Trump EOs aim to overhaul federal procurement, contracting systems

President Donald Trump signed a pair of executive orders Tuesday to revamp the federal procurement and contracting processes, part of the administration’s sweeping takedown of government regulations.
The procurement order takes aim at the Federal Acquisition Regulation, which the White House says has evolved “into an excessive and overcomplicated regulatory framework and resulting in an onerous bureaucracy.”
To “create the most agile, effective, and efficient procurement system possible,” Trump’s EO calls for the removal of “undue barriers” and “unnecessary regulations” in procurement. As part of that approach, the order says the “FAR should contain only provisions required by statute or essential to sound procurement, and any FAR provisions that do not advance these objectives should be removed.”

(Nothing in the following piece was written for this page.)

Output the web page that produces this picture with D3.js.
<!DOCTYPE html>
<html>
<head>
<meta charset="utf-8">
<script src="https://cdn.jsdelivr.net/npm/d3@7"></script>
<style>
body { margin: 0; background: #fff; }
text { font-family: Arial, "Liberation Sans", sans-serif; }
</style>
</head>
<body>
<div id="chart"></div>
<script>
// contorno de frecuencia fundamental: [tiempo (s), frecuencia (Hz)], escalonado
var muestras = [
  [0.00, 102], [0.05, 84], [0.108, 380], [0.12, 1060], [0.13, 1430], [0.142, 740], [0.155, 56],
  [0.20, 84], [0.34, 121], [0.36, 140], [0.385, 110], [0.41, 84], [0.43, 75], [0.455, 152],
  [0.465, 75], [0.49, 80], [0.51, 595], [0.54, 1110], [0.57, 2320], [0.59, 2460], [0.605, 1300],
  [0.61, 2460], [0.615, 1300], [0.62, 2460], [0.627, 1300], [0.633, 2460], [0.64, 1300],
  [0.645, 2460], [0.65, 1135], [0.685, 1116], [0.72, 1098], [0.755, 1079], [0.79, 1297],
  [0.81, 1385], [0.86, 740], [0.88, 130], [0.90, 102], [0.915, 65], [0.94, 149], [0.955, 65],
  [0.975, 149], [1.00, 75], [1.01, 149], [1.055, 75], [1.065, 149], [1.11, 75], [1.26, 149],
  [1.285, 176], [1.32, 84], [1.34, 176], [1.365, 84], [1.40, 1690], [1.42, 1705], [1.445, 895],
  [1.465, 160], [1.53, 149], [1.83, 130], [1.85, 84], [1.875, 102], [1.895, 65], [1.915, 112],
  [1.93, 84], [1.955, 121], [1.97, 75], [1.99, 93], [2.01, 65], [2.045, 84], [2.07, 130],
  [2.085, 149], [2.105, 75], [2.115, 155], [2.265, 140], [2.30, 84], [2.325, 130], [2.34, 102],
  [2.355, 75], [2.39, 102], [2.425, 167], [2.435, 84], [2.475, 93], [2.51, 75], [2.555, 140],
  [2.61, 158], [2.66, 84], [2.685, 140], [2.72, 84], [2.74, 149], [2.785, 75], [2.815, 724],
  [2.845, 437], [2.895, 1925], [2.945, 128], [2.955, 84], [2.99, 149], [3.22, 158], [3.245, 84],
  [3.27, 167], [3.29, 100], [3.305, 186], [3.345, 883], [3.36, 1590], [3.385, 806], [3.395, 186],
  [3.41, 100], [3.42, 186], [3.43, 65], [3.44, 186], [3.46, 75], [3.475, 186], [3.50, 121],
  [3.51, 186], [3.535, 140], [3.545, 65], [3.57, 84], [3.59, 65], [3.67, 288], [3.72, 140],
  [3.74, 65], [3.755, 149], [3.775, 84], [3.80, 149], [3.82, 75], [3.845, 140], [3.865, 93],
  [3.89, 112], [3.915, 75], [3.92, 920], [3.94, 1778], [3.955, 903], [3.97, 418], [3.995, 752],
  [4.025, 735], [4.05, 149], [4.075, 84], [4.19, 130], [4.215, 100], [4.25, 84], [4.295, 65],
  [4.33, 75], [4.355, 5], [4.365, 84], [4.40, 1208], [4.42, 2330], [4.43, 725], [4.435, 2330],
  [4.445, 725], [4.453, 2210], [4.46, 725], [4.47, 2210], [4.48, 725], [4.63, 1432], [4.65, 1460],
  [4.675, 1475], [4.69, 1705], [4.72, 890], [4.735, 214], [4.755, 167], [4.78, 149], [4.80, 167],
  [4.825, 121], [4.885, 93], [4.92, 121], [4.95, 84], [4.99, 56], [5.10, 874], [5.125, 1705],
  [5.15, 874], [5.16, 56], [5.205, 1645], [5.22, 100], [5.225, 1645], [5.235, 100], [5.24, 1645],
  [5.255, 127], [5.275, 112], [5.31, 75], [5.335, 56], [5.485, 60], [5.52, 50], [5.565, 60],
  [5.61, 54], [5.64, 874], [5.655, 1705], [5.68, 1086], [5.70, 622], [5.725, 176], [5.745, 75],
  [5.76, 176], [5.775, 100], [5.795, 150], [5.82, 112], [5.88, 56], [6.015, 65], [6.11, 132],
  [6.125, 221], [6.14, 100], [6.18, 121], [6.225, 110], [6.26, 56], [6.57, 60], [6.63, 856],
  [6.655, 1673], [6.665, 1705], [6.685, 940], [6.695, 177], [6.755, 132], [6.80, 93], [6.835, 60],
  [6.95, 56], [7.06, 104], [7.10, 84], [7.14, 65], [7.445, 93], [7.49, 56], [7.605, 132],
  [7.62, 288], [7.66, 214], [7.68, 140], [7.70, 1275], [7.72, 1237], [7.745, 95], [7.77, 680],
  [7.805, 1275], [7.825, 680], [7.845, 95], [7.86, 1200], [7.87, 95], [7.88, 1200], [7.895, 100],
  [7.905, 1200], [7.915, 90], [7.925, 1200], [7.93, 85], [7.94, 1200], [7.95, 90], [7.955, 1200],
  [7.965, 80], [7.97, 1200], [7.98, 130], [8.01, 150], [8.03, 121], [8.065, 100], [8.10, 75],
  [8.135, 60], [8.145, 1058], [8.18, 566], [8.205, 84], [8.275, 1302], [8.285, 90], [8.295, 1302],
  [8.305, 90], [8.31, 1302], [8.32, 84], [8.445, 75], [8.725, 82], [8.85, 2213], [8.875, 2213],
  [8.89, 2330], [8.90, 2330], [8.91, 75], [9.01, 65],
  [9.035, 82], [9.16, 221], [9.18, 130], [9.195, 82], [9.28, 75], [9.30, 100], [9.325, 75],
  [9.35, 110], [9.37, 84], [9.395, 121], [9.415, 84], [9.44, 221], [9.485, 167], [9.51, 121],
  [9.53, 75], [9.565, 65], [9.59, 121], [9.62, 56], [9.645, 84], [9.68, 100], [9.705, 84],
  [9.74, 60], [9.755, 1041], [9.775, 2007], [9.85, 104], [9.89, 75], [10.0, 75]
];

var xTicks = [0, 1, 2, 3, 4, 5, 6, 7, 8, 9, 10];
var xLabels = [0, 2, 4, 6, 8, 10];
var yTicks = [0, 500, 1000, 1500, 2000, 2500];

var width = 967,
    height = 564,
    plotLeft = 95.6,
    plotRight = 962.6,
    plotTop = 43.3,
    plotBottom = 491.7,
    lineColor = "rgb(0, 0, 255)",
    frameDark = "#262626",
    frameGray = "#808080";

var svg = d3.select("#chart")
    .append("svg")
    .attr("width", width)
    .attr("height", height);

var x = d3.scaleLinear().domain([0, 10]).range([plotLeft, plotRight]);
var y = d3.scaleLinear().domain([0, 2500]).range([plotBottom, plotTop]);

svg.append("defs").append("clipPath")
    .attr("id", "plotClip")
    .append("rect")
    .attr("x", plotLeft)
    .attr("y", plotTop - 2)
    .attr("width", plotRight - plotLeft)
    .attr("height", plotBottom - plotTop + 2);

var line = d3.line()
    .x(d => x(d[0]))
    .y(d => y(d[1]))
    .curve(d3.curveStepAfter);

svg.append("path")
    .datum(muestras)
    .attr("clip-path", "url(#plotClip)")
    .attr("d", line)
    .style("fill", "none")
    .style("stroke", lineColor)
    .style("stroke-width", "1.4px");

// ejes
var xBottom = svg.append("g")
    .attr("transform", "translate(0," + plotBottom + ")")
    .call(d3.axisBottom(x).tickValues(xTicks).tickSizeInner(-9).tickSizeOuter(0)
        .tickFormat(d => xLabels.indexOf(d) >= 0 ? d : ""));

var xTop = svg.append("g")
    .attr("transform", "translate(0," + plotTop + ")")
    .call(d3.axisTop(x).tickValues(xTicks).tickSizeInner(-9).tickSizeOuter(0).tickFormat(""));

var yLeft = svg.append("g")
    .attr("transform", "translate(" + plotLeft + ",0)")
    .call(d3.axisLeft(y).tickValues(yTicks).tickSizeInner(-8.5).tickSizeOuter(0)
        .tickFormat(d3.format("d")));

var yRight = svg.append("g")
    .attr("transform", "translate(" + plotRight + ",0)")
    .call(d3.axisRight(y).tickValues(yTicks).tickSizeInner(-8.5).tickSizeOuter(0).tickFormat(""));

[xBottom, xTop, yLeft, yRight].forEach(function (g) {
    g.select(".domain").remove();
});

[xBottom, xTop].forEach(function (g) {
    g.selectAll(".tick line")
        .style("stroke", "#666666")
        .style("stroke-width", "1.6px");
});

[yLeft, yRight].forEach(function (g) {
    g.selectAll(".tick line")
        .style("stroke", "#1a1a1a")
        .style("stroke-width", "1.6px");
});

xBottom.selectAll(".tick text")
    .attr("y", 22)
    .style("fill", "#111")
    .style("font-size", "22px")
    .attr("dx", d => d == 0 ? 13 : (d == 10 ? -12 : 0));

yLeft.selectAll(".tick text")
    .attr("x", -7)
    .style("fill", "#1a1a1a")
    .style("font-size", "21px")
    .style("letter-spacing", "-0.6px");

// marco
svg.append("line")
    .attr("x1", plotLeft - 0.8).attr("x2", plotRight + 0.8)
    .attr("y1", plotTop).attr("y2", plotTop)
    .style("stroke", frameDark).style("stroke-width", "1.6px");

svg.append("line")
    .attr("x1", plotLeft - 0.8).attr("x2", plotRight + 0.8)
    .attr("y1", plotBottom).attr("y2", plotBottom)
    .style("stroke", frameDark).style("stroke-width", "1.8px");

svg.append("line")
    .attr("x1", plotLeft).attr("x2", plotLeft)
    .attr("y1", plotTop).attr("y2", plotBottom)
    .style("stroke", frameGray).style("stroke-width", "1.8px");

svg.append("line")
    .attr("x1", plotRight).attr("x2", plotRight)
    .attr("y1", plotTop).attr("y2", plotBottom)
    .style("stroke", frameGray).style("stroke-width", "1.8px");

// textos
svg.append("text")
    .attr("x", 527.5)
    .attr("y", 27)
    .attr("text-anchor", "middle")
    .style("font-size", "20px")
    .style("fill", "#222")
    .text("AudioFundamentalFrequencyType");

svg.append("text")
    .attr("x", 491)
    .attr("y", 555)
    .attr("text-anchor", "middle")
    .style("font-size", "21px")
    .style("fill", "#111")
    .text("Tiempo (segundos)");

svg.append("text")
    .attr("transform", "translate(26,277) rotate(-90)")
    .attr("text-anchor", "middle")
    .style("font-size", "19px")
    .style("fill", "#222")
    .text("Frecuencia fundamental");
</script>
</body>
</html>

The order calls for the head of the Office of Federal Procurement Policy, members of the Federal Acquisition Regulatory Council, and senior agency acquisition and procurement officials to coordinate on aligning the FAR with the order’s instructions within 180 days.
Every agency with procurement authority is directed to designate a senior acquisition or procurement official for the FAR realignment within 15 days, and within 20 days, the Office of Management and Budget director must issue a memo with implementation guidance. The OFPP administrator is charged with overseeing the sunsetting of various FAR provisions.
Kevin Rhodes, OMB senior advisor, said in a statement that the FAR overhaul “will reduce more than 40 years of bureaucratic buildup that will unleash our procurement system with generational change and results.”
The contracting order is a bit lighter on details, simply calling for agencies to buy commercially available products and services with the elimination of “unnecessary and imprudent expenditures of taxpayer dollars” in mind.
Within 60 days, agency contracting officers will be asked to review “all open agency solicitations, pre-solicitation notices, solicitation notices, award notices, and sole source notices for non-commercial products or services, such as highly specialized, Government-unique systems, custom-developed products or services, or research and development requirements where the agency has not identified a satisfactory commercial option.” Market research and price analysis should be included as rationale for purchases.
A month after purchase applications are received, agencies’ senior procurement executives will be tasked with assessing proposals’ compliance with the Federal Acquisition Streamlining Act, and deliver recommendations to “advance the solicitation of commercial products or services where those products or services would be sufficient to serve the applicable procurement needs.”
Procurement executives would then be required to deliver a report to the OMB director within 120 days of the EO, “detailing the agency’s compliance with FASA and its progress toward implementing” the White House’s policies.